Hershael W. York & Bert Decker
Nashville: Broadman & Holman Publishers, 2003.
Hardcover, 288 pages, $21.99. ISBN 0-8054-2623-X.
This volume is actually two books in one. Tucked in the middle of the book is a brief treatment for developing and structuring a sermon or speech based on the Decker Grid System. (Decker teaches communication concepts to business executives and such.) I won’t explain it all to you, except that it involves lots of post-it notes. Some preachers will find this to be an insightful and helpful model for developing an effective sermon; others will shake their heads in wonder. Either way, it’s just a small part of a longer and significantly more valuable book which predominantly represents York’s contribution.
The rest of the book is an excellent and practical discussion of preaching. York makes the case for preaching that is thoroughly biblical – the book presumes an expository approach – yet is lively and relevant in connecting with the lives of listeners. At one point he refers to a letter from a critic of exposition who said that it is simplistic, lacks illustrations, and inevitably is “dry, even boring.” York responded, “Your objections are not to expository preaching at all. You object to bad preaching.”
York argues that authentic exposition involves application as well as explanation; it must be rooted in scripture, yet it must touch the lives of people. He observes, “The goal of our preaching should be engaging exposition. The preacher of the Word should not settle for being a commentator or a communicator. His passion must be to preach the Word in such a way that he accurately teaches the meaning of the text and leads his audience to discover its implications for their life situations so that they respond in obedience and become more like Christ as a result.”

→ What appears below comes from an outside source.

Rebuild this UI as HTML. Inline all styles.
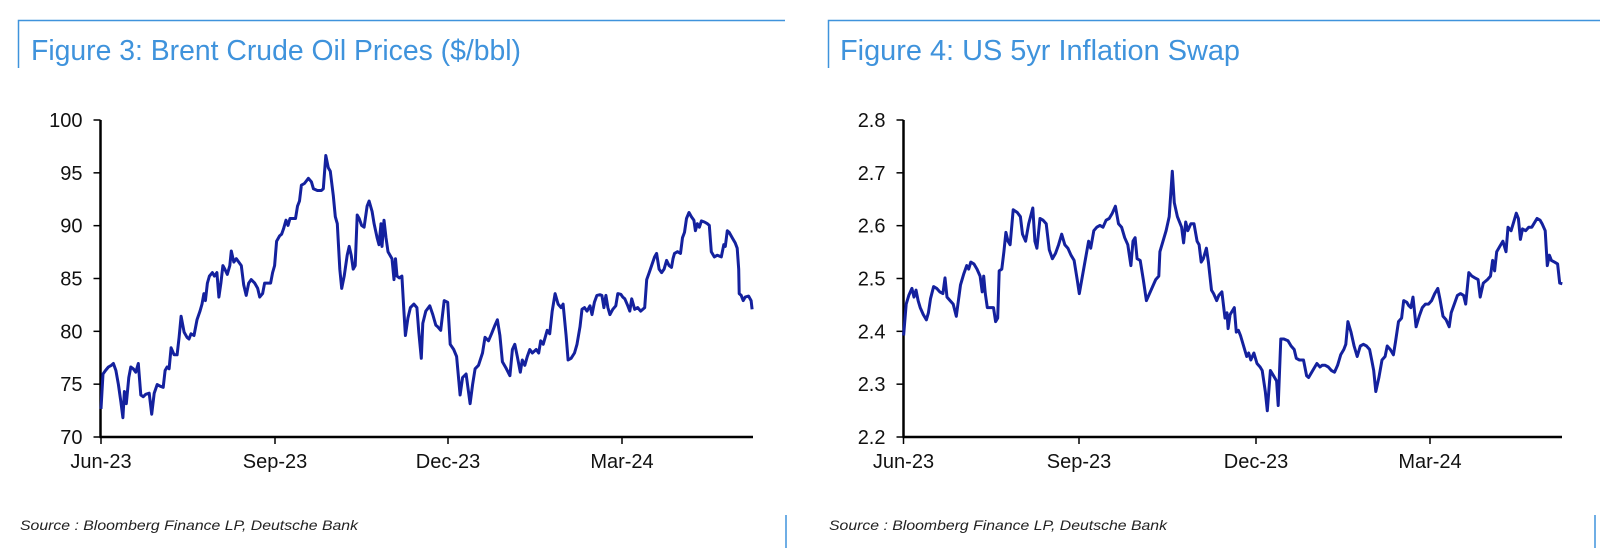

Building on that purpose, York describes the approach we must take to scripture – reminding us that “preaching is not from within the preacher, but it emanates from the text through the preacher.” He points out the flexibility of form and approach that is available under the heading of “expository preaching” and discusses how to approach and deal with the biblical text in preparing sermons. He offers helpful examples and illustrations relating to the outlining and development of sermons.
The book includes an excellent chapter on illustrating the sermon (a portion of that chapter appeared in the July-August issue of Preaching), along with practical observations on introducing and concluding the sermon in a way that provides maximum effectiveness. The concluding section of the book offers solid and helpful insights on sermon delivery. A sample sermon is included as an example of the approach discussed in the book.
Whether or not you adopt the “grid system” identified in this volume, Preaching With Bold Assurance offers a wealth of ideas, illustrations and encouragement that make it a worthy addition to any pastor’s library.